In my three transmission posts so far, I have focused mostly on
the challenges of building new long-distance energy transmission
lines in the US — the poor planning, the inefficient financing,
the permitting and siting hassles.


Today I’m going to turn to a different subject: the various ways
that the performance of the existing transmission system could be
upgraded and improved through so-called “grid-enhancing
technologies” (GETs).


To be honest, I probably should have tackled this subject first.
Though new lines are going to be needed regardless, it is faster
and cheaper to upgrade the existing system, with fewer regulatory
barriers. GETs can achieve short-term relief from grid congestion
while new lines are being developed.


There are three techs that are typically classified as
grid-enhancing technologies, and I will focus on them in this
post. In my next post, I’ll cover a couple of extra options that
I haven’t found any other way to fit in.


Let’s jump in.


(I should note here up top that I will be drawing heavily from a
2019 report on GETs from the Brattle Group and Grid Strategies.)

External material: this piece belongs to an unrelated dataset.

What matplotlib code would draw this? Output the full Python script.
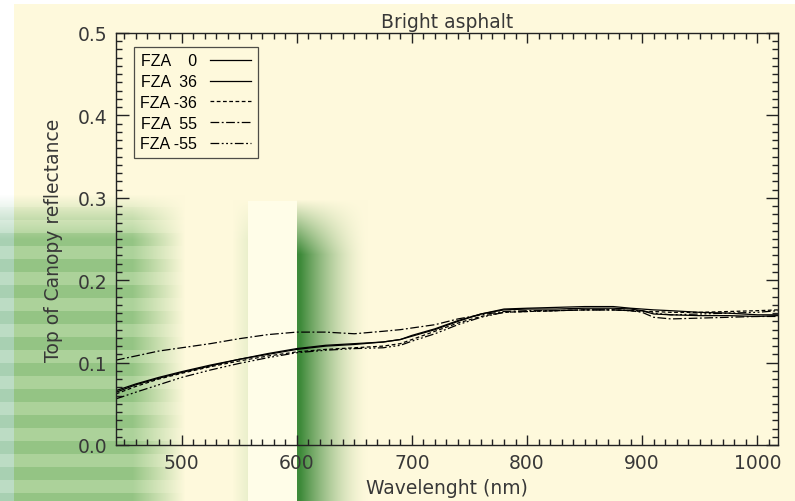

Closer monitoring to improve line performance


When electricity passes through transmission lines, they heat up.
As they heat up, they sag. If too much electricity is run through
a line, it can exceed its maximum operating temperature or sag to
the point that it brushes up against trees or other structures,
potentially sparking fires.


Grid operators want to avoid that, so they do not load lines to
their full rated capacity. They set an operational limit well
below theoretical capacity, to create a safety margin.


But how far below capacity should the limit be set? That is the
question.


The heat and sag of a given line are changing in subtle ways all
the time. They vary with the ambient temperature, humidity,
barometric pressure, and wind speed. If it’s warmer, the line
will heat up faster; if there’s a breeze, it will heat more
slowly. Because the heat and sag are in constant flux, so too is
the maximum safe capacity of the line.


“The number we love to quote is, an increase in wind blowing
across a power line of three feet per second results in a 44
percent increase in the capacity of that power line,” says
Jonathan Marmillo, co-founder of LineVision, a company that makes
equipment for monitoring lines. “That's the equivalent of a light
breeze.”


(Note: this means that the capacity of transmission lines
increases as the production of wind energy increases. Handy!)


But transmission system operators do not generally have that kind
of real-time information about the heat and sag of their lines.
They are forced to estimate, to use an average. In some cases,
they assign a line a single “static rating,” well below full
capacity. In some cases, they assign the lines seasonal ratings,
adjusting for seasonal conditions. These estimates are,
necessarily, conservative.


As a result, “most transmission lines are loaded at 40 or even 30
percent of their rated capacity,” says Marmillo. That’s an
enormous amount of usable capacity going unused, to hedge against
the lack of information.


That has changed with the development of “dynamic line ratings”
(DLRs), whereby lines are continuously monitored and their
capacity continuously updated.


DLRs have been around for a couple of decades, but the first
generations of devices were cumbersome. They were installed
directly on the power lines (which involved taking the lines out
of commission) and proved unreliable in operation.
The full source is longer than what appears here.